The United Arab Emirates began 40 days of mourning yesterday following the death of the wealthy Gulf state's founding president, who helped transform seven backwater Gulf states into the world's ninth-largest oil producer and a high-tech commercial crossroads of gleaming skyscrapers.
Sheik Zayed bin Sultan Al Nahyan, one of the richest rulers in the world according to Forbes magazine, died Tuesday at the age of 86. He was credited with forging close ties with the US and the West during his rule of the country, which stretched back to its 1971 founding after winning independence from Britain.
Sheik Zayed is expected to be succeeded by his eldest son, Sheik Khalifa bin Zayed Al Nahyan, as Emirates president. Sheik Khalifa, who has been crown prince of Abu Dhabi, the wealthiest of the seven emirates, since 1969, automatically becomes ruler of Abu Dhabi following his father's death.

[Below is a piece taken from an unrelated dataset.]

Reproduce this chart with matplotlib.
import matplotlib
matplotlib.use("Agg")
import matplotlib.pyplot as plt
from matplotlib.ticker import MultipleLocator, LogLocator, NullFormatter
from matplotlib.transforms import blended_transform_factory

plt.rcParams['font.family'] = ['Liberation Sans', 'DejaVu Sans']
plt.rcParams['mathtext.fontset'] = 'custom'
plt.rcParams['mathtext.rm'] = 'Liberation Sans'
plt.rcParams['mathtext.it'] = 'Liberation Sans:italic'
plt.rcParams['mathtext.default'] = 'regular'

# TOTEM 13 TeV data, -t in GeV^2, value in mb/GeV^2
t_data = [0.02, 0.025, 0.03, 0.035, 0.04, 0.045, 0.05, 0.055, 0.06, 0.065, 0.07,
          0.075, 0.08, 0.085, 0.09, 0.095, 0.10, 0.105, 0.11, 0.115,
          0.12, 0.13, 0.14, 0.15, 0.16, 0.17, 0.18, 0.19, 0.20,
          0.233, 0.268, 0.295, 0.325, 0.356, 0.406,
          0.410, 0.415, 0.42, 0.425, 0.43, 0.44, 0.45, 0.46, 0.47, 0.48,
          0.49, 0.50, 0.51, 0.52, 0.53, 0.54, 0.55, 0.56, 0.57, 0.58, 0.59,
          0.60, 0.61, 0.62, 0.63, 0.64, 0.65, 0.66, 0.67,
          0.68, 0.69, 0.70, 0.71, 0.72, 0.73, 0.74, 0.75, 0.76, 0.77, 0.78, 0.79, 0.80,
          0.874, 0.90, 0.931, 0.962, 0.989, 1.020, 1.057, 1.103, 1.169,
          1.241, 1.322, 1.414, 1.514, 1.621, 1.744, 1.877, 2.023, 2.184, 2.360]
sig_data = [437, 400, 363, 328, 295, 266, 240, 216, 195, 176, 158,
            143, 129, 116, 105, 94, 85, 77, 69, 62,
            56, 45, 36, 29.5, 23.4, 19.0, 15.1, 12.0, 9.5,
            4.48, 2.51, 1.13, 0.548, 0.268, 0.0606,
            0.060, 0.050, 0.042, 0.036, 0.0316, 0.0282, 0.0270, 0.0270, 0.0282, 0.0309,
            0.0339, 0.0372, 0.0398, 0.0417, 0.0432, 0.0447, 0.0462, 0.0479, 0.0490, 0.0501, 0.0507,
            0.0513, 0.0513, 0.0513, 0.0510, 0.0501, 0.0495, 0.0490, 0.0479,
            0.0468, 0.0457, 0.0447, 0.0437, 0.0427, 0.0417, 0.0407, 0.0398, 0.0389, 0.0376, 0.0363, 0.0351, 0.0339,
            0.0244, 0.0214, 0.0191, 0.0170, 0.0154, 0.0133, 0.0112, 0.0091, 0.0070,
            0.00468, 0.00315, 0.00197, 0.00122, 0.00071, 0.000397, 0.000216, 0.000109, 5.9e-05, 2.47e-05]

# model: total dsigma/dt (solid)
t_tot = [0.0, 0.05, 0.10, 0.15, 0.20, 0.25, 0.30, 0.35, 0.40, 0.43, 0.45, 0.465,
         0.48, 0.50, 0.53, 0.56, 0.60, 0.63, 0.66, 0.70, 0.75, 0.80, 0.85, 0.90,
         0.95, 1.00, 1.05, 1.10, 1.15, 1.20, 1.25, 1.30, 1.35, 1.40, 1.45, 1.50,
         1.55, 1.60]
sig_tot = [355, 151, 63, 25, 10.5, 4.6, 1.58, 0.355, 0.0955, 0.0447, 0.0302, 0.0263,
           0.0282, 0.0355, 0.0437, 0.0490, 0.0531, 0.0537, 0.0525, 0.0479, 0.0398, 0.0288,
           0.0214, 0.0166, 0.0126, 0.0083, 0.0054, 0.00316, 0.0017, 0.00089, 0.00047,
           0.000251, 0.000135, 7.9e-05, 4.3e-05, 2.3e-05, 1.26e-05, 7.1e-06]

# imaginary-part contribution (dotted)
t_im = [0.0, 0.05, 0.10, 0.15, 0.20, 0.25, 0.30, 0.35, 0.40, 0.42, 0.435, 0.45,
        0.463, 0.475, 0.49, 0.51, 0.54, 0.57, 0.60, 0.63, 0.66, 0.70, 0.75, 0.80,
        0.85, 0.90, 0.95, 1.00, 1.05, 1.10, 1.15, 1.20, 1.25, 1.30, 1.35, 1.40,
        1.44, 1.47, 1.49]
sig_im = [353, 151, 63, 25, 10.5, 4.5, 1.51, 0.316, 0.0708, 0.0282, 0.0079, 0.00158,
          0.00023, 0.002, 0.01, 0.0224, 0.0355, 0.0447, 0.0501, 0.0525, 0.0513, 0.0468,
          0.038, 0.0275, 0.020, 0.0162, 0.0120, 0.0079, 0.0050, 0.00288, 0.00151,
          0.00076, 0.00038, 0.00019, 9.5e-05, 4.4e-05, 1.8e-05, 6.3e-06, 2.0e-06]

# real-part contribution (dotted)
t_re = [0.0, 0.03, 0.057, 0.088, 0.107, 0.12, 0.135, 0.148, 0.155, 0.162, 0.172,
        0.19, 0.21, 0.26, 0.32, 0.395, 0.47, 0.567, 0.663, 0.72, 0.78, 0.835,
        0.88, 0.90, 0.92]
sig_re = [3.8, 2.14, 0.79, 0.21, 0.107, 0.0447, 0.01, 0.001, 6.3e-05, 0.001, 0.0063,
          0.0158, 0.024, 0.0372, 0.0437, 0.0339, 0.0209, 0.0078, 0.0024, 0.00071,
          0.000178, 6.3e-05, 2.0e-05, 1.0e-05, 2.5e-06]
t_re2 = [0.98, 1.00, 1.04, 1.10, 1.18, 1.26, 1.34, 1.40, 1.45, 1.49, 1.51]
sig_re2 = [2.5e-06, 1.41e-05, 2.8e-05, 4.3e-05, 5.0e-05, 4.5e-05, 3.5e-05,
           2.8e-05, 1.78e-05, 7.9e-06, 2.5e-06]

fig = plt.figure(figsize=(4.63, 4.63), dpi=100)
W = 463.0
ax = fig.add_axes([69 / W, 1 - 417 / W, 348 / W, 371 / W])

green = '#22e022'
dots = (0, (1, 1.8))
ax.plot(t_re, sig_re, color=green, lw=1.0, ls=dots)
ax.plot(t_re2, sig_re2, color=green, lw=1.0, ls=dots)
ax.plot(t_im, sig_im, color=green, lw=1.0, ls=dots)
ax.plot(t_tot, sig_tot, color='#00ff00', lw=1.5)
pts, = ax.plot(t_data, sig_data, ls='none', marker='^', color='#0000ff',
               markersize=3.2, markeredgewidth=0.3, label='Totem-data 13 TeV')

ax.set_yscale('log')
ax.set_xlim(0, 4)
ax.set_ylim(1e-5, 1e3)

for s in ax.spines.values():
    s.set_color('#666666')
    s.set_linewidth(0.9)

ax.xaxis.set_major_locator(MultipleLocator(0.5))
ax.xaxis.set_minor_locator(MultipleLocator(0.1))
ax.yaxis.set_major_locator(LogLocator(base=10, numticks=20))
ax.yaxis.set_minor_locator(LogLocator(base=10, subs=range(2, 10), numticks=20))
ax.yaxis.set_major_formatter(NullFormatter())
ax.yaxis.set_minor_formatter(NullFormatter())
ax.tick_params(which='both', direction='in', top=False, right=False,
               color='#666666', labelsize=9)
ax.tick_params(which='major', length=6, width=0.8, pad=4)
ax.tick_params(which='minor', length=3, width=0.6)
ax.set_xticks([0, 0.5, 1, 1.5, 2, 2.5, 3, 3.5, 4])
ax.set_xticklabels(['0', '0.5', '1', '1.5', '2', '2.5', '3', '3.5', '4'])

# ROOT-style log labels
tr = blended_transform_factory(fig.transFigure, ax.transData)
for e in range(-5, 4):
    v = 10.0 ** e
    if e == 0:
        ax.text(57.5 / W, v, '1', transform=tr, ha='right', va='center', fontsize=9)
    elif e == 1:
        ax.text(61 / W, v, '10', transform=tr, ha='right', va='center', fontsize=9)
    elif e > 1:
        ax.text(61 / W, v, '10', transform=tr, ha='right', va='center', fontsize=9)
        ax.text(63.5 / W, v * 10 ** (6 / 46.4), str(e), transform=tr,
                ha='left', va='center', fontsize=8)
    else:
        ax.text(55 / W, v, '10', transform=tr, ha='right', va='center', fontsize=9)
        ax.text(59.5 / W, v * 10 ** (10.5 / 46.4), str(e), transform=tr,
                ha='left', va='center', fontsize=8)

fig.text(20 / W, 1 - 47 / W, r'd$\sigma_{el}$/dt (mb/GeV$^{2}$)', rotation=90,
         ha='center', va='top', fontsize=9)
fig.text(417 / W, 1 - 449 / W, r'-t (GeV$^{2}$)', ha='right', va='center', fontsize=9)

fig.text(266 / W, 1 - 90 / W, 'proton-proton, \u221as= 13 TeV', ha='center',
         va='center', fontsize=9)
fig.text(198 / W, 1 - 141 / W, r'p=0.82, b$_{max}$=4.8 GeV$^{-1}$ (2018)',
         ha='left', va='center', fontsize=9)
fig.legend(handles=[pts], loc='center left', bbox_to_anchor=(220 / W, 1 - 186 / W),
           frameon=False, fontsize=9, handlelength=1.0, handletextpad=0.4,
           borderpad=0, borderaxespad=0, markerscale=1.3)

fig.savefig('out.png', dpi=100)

The leaders of the seven emirates that make up the Emirates will appoint the new president within 30 days. In the meantime, the prime minister -- Sheik Maktoum bin Rashid Al Maktoum, a close relative of Sheik Zayed -- will serve as acting president. During the president's illness, Sheik Maktoum has been the public face of the Emirates.
Condolences have been flooding in from around the world following the death of Sheik Zayed, who had been ailing for several years and largely out of public eye. He had a kidney transplant in August 2000.
US Secretary of State Colin Powell said he was "saddened" by Sheik Zayed's death, describing the late leader as a "friend" and "symbol of benevolent and wise leadership characterized by generosity, tolerance, and avid pursuit of development and modernization."
Saudi Crown Prince Abdullah and Palestinian President Yasser Arafat were among numerous Arab leaders who expressed remorse for the loss of Sheik Zayed, whose rule led the unification of the seven tiny emirates on the eastern edge of the Arabian Peninsula -- once a backwater relegated to fishing from traditional dhow boats and diving for pearls in the Gulf waters.
"His death is a big loss for the Arab and Islamic nations and to humanity," Oman's Foreign Minister Youssef bin Alawi told Dubai-based Al-Arabiya TV.
Kuwait's information minister, Mohammed Abul-Hassan, credited Sheik Zayed with helping Kuwaitis who fled to the Emirates after Iraqi president Saddam Hussein ordered his forces to invade Kuwait in 1990, a move that led to the US-led 1991 Gulf War.
Alluding to the Emirates' incredible economic growth, Abul-Hassan said Sheik Zayed was an "example to be followed in his ability to turn the impossible into a truth."
The Emirates' top decision-making body, the Supreme Council, declared a 40-day official period of mourning would begin yesterday.